Leo McFall |
N. G. : O processo (em curso) de redescoberta da obra de Sibelius – um dos maiores sinfonistas do século XX – tem-nos colocado perante uma maior oferta discográfica (das novas integrais sinfónicas de Inkinen na Naxos ou Colin Davis na editora da própria LSO à recente reedição das leituras por Berglund para a EMI Classics) e mais evidente presença em programas de concerto. E este domingo, mesmo tendo algum público deixado as cadeiras vazias depois do Mozart da primeira parte (magnificamente interpretado, com um vibrante Nicholas Angelich ao piano), o Grande Auditório da Fundação Gulbenkian viu um dos melhores momentos que ali recordo nos últimos tempos, com uma “sétima” do compositor finlandês numa interpretação pela Mahler Jugendorchester digna de ser editada em disco.
Estreada em 1924, a Sinfonia Nº 7 (a última de Sibelius) é uma obra de características peculiares. Composta de um único andamento, no qual podemos identificar três partes distintas, sugere uma noção de corpo – de “organismo”, como muito bem caracteriza o texto de Teresa Cascudo no programa – que a orquestra anima e a quem dá movimento e alma. A direção confiante do jovem Leo McFall (recentemente nomeado maestro assistente da orquestra) “segurou” a condução da evolução das formas, garantindo ao “corpo” da obra um enorme sentido de nitidez e coesão.

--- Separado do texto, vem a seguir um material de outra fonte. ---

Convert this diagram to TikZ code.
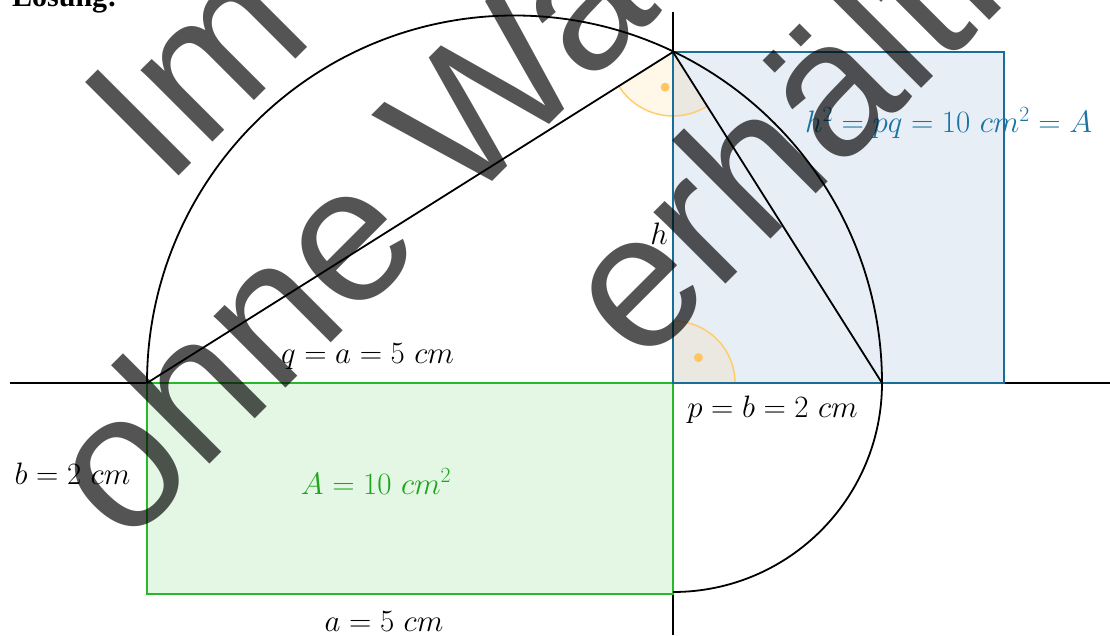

Curioso no fim o jogo de contrastes possíveis com a Melodia, de Marc-André Dalbavie (que abriu o alinhamento), peça de 2008 que sugere percursos de progressiva (e discreta) metamorfose de formas espectrais suaves, ao qual o pequeno conjunto de instrumentistas chamados à frente de palco reagiu de forma igualmente notável.
Mozart completou o alinhamento, com o já referido Nicholas Angelich a protagonizar um Concerto para Piano e Orquestra Nº 20 em Ré menor e, abrir a segunda parte, um breve Adagio e Fuga em Dó menor (apenas pela orquestra).
Nota para refletir: o processo de mudança do palco às exigências de cada peça foi moroso (estendendo muito para lá da hora prevista o fim do concerto), gerou mesmo um anti-clímax na primeira parte, e merecia ser repensado.
Jean Sibelius (1865-1957) |
O célebre segundo andamento (Romanze) do Concerto para Piano e Orquestra Nº 20, de Mozart, lança-nos numa idade de ouro das harmonias entre instrumentos, com o piano a projectar um tema cuja delicadeza e sensualidade a orquestra vai exponenciar, por assim dizer libertando-o do intimismo confessional que nele pressentimos — a ordem narrativa que assim se consuma reconhece ainda na alegria uma referência afectiva e simbólica. Passamos para a Sinfonia nº 7 e o pranto das cordas (Mahler, hélas!, tão diferente e tão próximo...) envolve-nos numa experiência colectiva em que não só a noção de solo já não tem lugar, como somos convidados a participar numa performance colectiva que, paradoxalmente, sublinha a solidão primordial do ouvinte. Sem dúvida por isso, Mozart continua a soar-nos como a utopia que, apesar de tudo, podemos ir revisitando, enquanto Sibelius nos chega como indomável contemporâneo dos nossos modos de sentir.